**SHORT TASK:** Extract all lines containing "this".

**RAW DATA:**

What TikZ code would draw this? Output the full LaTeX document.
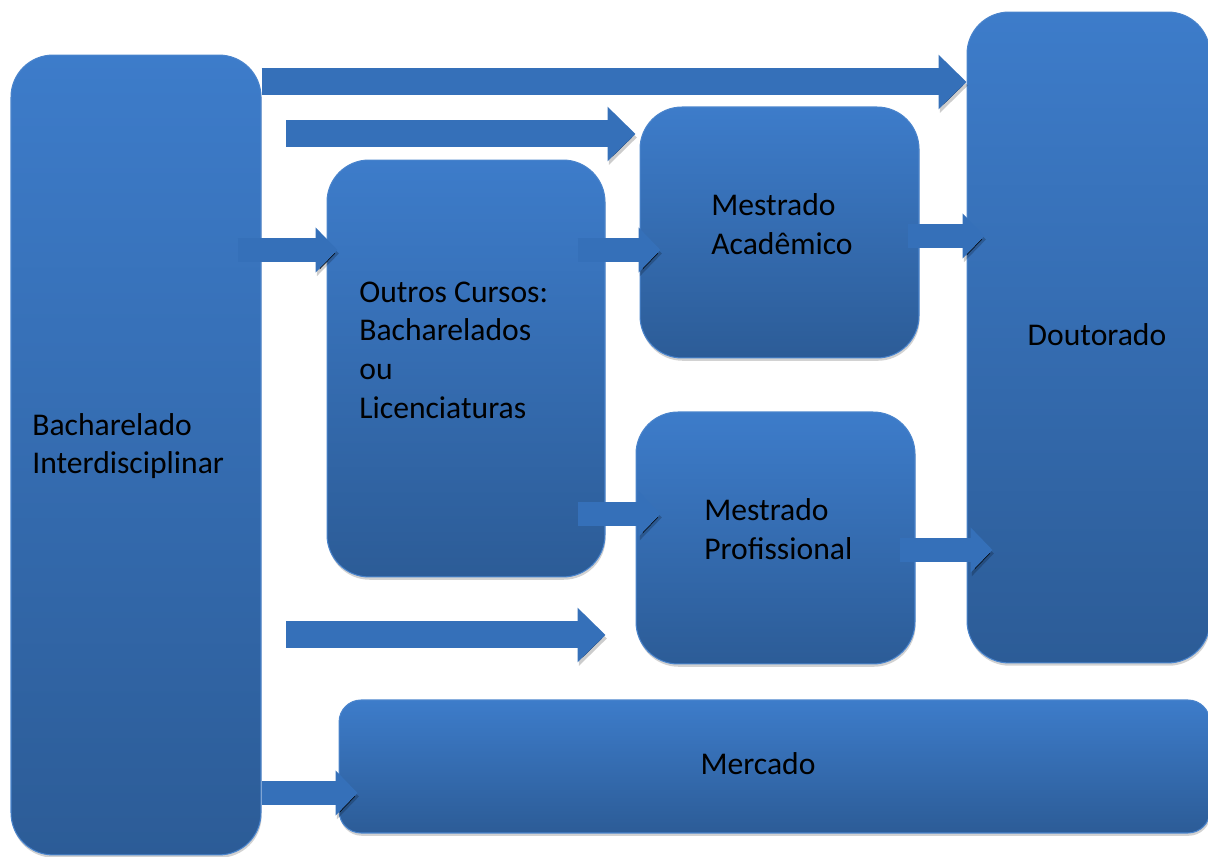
\documentclass[tikz,border=0pt]{standalone}
\usepackage{fontspec}
\setmainfont{Carlito}
\usetikzlibrary{arrows.meta,positioning,shadows}
\definecolor{boxtop}{HTML}{3D7CCA}
\definecolor{boxbot}{HTML}{2C5C97}
\definecolor{boxline}{HTML}{4A84CC}
\definecolor{arrowblue}{HTML}{3570B9}

\begin{document}
\begin{tikzpicture}[x=0.02cm, y=-0.02cm,
    stage/.style={draw=boxline, line width=0.6pt, rounded corners=0.84cm, top color=boxtop, bottom color=boxbot,
        drop shadow={shadow xshift=0.4pt, shadow yshift=-1.6pt, fill=black!25, opacity=0.7}, inner sep=0pt},
    caption/.style={font=\fontsize{18}{22}\selectfont, align=left, inner sep=0pt},
    bigflow/.style={draw=arrowblue, line width=0.54cm, -{Triangle[length=0.56cm, width=1.06cm]},
        preaction={draw=black, draw opacity=0.2, transform canvas={xshift=0.8pt, yshift=-2pt}}},
    flow/.style={draw=arrowblue, line width=0.48cm, -{Triangle[length=0.44cm, width=0.88cm]},
        preaction={draw=black, draw opacity=0.2, transform canvas={xshift=0.8pt, yshift=-2pt}}}]
    \useasboundingbox (0,0) rectangle (1208,857);

    % Boxes
    \node[stage, minimum width=5cm, minimum height=16cm] (bi) at (136,455) {};
    \node[stage, minimum width=4.86cm, minimum height=13.02cm] (dout) at (1088.5,337.5) {};
    \node[stage, minimum width=5.56cm, minimum height=8.34cm] (oc) at (466,368.5) {};
    \node[stage, minimum width=5.58cm, minimum height=5.02cm] (ma) at (779.5,232.5) {};
    \node[stage, minimum width=5.58cm, minimum height=5.04cm] (mp) at (775.5,538) {};
    \node[stage, rounded corners=0.44cm, minimum width=17.42cm, minimum height=2.66cm] (merc) at (774.5,766.5) {};

    % Texts
    \node[caption, anchor=west] (bitext) at (32,446) {Bacharelado\\Interdisciplinar};
    \node[caption, anchor=west] (octext) at (359,350) {Outros Cursos:\\Bacharelados\\ou\\Licenciaturas};
    \node[caption, anchor=west] (matext) at (711,224) {Mestrado\\Acadêmico};
    \node[caption, anchor=west] (mptext) at (704,529) {Mestrado\\Profissional};
    \node[caption] (douttext) at (1097,335) {Doutorado};
    \node[caption] (merctext) at (758,764) {Mercado};

    % Arrows
    \draw[bigflow] (bi.east |- 0,82) -- (dout.west |- 0,82);
    \draw[bigflow, shorten <=0.5cm, shorten >=0.08cm] (bi.east |- 0,134) -- (ma.west |- 0,134);
    \draw[flow, shorten <=-0.48cm, shorten >=-0.22cm] (bi.east |- 0,250) -- (oc.west |- 0,250);
    \draw[flow, shorten <=-0.56cm, shorten >=-0.42cm] (oc.east |- 0,250) -- (ma.west |- 0,250);
    \draw[flow, shorten <=-0.24cm, shorten >=-0.36cm] (ma.east |- 0,236) -- (dout.west |- 0,236);
    \draw[flow, shorten <=-0.56cm, shorten >=-0.5cm] (oc.east |- 0,514) -- (mp.west |- 0,514);
    \draw[flow, shorten <=-0.32cm, shorten >=-0.52cm] (mp.east |- 0,550) -- (dout.west |- 0,550);
    \draw[bigflow, shorten <=0.5cm, shorten >=0.6cm] (bi.east |- 0,635) -- (mp.west |- 0,635);
    \draw[flow, shorten >=-0.38cm] (bi.east |- 0,793) -- (merc.west |- 0,793);
\end{tikzpicture}
\end{document}
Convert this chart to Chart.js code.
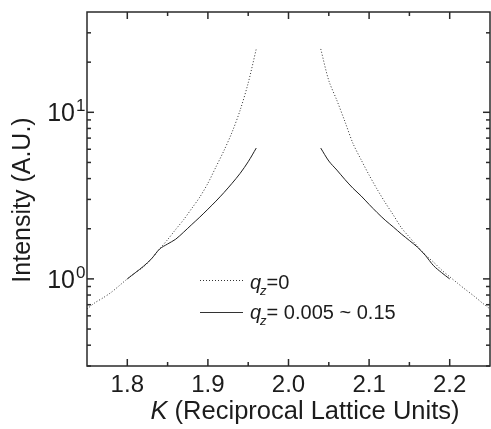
<!DOCTYPE html>
<html>
<head>
<meta charset="utf-8">
<script src="https://cdn.jsdelivr.net/npm/chart.js@4.4.0/dist/chart.umd.min.js"></script>
<style>
  html, body { margin: 0; padding: 0; background: #fff; }
  #wrap { width: 491px; height: 429px; }
</style>
</head>
<body>
<div id="wrap"><canvas id="chart" width="491" height="429"></canvas></div>
<script>
// q_z = 0 (dotted), both sides of the K = 2 peak
const dotLeftK = [1.75, 1.76, 1.77, 1.78, 1.79, 1.80, 1.81, 1.82, 1.83, 1.84, 1.85, 1.86, 1.87, 1.88, 1.89, 1.90, 1.91, 1.92, 1.93, 1.94, 1.95, 1.96];
const dotLeftI = [0.66, 0.72, 0.77, 0.83, 0.91, 1.0, 1.09, 1.18, 1.32, 1.51, 1.72, 1.98, 2.27, 2.65, 3.1, 3.75, 4.7, 5.9, 7.6, 10.3, 15.0, 24.0];
const dotRightK = [2.04, 2.05, 2.06, 2.07, 2.08, 2.09, 2.10, 2.11, 2.12, 2.13, 2.14, 2.15, 2.16, 2.17, 2.18, 2.19, 2.20, 2.21, 2.22, 2.23, 2.24, 2.25];
const dotRightI = [24.0, 15.5, 11.8, 8.8, 6.5, 5.2, 4.2, 3.45, 2.87, 2.42, 2.03, 1.78, 1.57, 1.39, 1.26, 1.13, 1.03, 0.94, 0.86, 0.79, 0.72, 0.66];

// q_z = 0.005 ~ 0.15 (solid)
const solLeftK = [1.80, 1.81, 1.82, 1.83, 1.84, 1.85, 1.86, 1.87, 1.88, 1.89, 1.90, 1.91, 1.92, 1.93, 1.94, 1.95, 1.96];
const solLeftI = [1.0, 1.09, 1.19, 1.32, 1.51, 1.62, 1.73, 1.91, 2.12, 2.35, 2.62, 2.93, 3.3, 3.75, 4.3, 5.05, 6.1];
const solRightK = [2.04, 2.05, 2.06, 2.07, 2.08, 2.09, 2.10, 2.11, 2.12, 2.13, 2.14, 2.15, 2.16, 2.17, 2.18, 2.19, 2.20];
const solRightI = [6.1, 5.1, 4.5, 3.95, 3.5, 3.15, 2.8, 2.5, 2.25, 2.05, 1.86, 1.70, 1.55, 1.38, 1.2, 1.09, 1.0];

const xMajor = [1.8, 1.9, 2.0, 2.1, 2.2];
const xMinor = [1.85, 1.95, 2.05, 2.15];
const yMajor = [1, 10];
const yExp = ['0', '1'];
const yMinor = [0.3, 0.4, 0.5, 0.6, 0.7, 0.8, 0.9, 2, 3, 4, 5, 6, 7, 8, 9, 20, 30];

const FONT = '"Liberation Sans", Arial, sans-serif';
const INK = '#1c1c1c';

function joinSides(kl, il, kr, ir) {
  const pts = kl.map((k, i) => ({ x: k, y: il[i] }));
  pts.push({ x: 2.0, y: null });
  return pts.concat(kr.map((k, i) => ({ x: k, y: ir[i] })));
}

const frameAndText = {
  id: 'frameAndText',
  afterDraw(chart) {
    const { ctx, chartArea: a, scales: { x, y } } = chart;
    ctx.save();
    ctx.strokeStyle = '#2a2a2a';
    ctx.lineWidth = 1.5;
    ctx.strokeRect(a.left, a.top, a.right - a.left, a.bottom - a.top);

    const line = (x1, y1, x2, y2) => { ctx.beginPath(); ctx.moveTo(x1, y1); ctx.lineTo(x2, y2); ctx.stroke(); };
    xMajor.forEach(v => { const p = x.getPixelForValue(v); line(p, a.bottom, p, a.bottom - 7); line(p, a.top, p, a.top + 7); });
    xMinor.forEach(v => { const p = x.getPixelForValue(v); line(p, a.bottom, p, a.bottom - 4); line(p, a.top, p, a.top + 4); });
    yMajor.forEach(v => { const p = y.getPixelForValue(v); line(a.left, p, a.left + 7, p); line(a.right, p, a.right - 7, p); });
    yMinor.forEach(v => { const p = y.getPixelForValue(v); line(a.left, p, a.left + 4, p); line(a.right, p, a.right - 4, p); });

    // y tick labels 10^n
    ctx.fillStyle = INK;
    yMajor.forEach((v, i) => {
      const p = y.getPixelForValue(v);
      ctx.font = '25px ' + FONT;
      ctx.textAlign = 'right';
      ctx.textBaseline = 'middle';
      ctx.fillText('10', 75, p + 2);
      ctx.font = '17px ' + FONT;
      ctx.textAlign = 'left';
      ctx.textBaseline = 'alphabetic';
      ctx.fillText(yExp[i], 76, p - 1);
    });

    // y title
    ctx.save();
    ctx.translate(23, 200);
    ctx.rotate(-Math.PI / 2);
    ctx.font = '25px ' + FONT;
    ctx.textAlign = 'center';
    ctx.textBaseline = 'middle';
    ctx.fillText('Intensity (A.U.)', 0, 0);
    ctx.restore();

    // x title, italic K
    ctx.textBaseline = 'middle';
    ctx.textAlign = 'left';
    ctx.font = 'italic 25.5px ' + FONT;
    const wK = ctx.measureText('K').width;
    ctx.font = '25.5px ' + FONT;
    const rest = ' (Reciprocal Lattice Units)';
    const wR = ctx.measureText(rest).width;
    let tx = 305 - (wK + wR) / 2;
    ctx.font = 'italic 25.5px ' + FONT;
    ctx.fillText('K', tx, 412);
    ctx.font = '25.5px ' + FONT;
    ctx.fillText(rest, tx + wK, 412);

    // legend
    const rows = [
      { y: 280.5, dash: [1, 2], text: '=0', ty: 283 },
      { y: 312.5, dash: [], text: '= 0.005 ~ 0.15', ty: 313 }
    ];
    rows.forEach(r => {
      ctx.strokeStyle = '#333';
      ctx.lineWidth = 1;
      ctx.setLineDash(r.dash);
      line(200, r.y, 243, r.y);
      ctx.setLineDash([]);
      let cx = 250;
      ctx.textBaseline = 'middle';
      ctx.font = 'italic 20px ' + FONT;
      ctx.fillText('q', cx, r.ty);
      cx += ctx.measureText('q').width;
      ctx.font = 'italic 13px ' + FONT;
      ctx.fillText('z', cx - 1, r.ty + 8);
      cx += ctx.measureText('z').width - 1;
      ctx.font = '20px ' + FONT;
      ctx.fillText(r.text, cx, r.ty);
    });
    ctx.restore();
  }
};

new Chart(document.getElementById('chart').getContext('2d'), {
  type: 'line',
  data: {
    datasets: [
      {
        label: 'qz=0',
        data: joinSides(dotLeftK, dotLeftI, dotRightK, dotRightI),
        borderColor: '#2e2e2e',
        borderWidth: 1,
        borderDash: [1, 2],
        pointRadius: 0,
        tension: 0.3,
        spanGaps: false
      },
      {
        label: 'qz= 0.005 ~ 0.15',
        data: joinSides(solLeftK, solLeftI, solRightK, solRightI),
        borderColor: '#1e1e1e',
        borderWidth: 1,
        pointRadius: 0,
        tension: 0.3,
        spanGaps: false
      }
    ]
  },
  options: {
    responsive: false,
    animation: false,
    devicePixelRatio: 1,
    layout: { padding: { top: 12, right: 1, left: 0, bottom: 0 } },
    plugins: { legend: { display: false }, tooltip: { enabled: false } },
    scales: {
      x: {
        type: 'linear',
        min: 1.75,
        max: 2.25,
        grid: { display: false, drawTicks: false },
        border: { display: false },
        afterBuildTicks: s => { s.ticks = xMajor.map(v => ({ value: v })); },
        afterFit: s => { s.height = 63; },
        ticks: {
          padding: 5,
          color: INK,
          font: { family: FONT, size: 24 },
          callback: v => v.toFixed(1)
        }
      },
      y: {
        type: 'logarithmic',
        min: 0.3,
        max: 40,
        grid: { display: false, drawTicks: false },
        border: { display: false },
        afterFit: s => { s.width = 87; },
        ticks: { display: false }
      }
    }
  },
  plugins: [frameAndText]
});
</script>
</body>
</html>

**RESPONSE BELOW:**
What TikZ code would draw this? Output the full LaTeX document.
Convert this chart to Chart.js code.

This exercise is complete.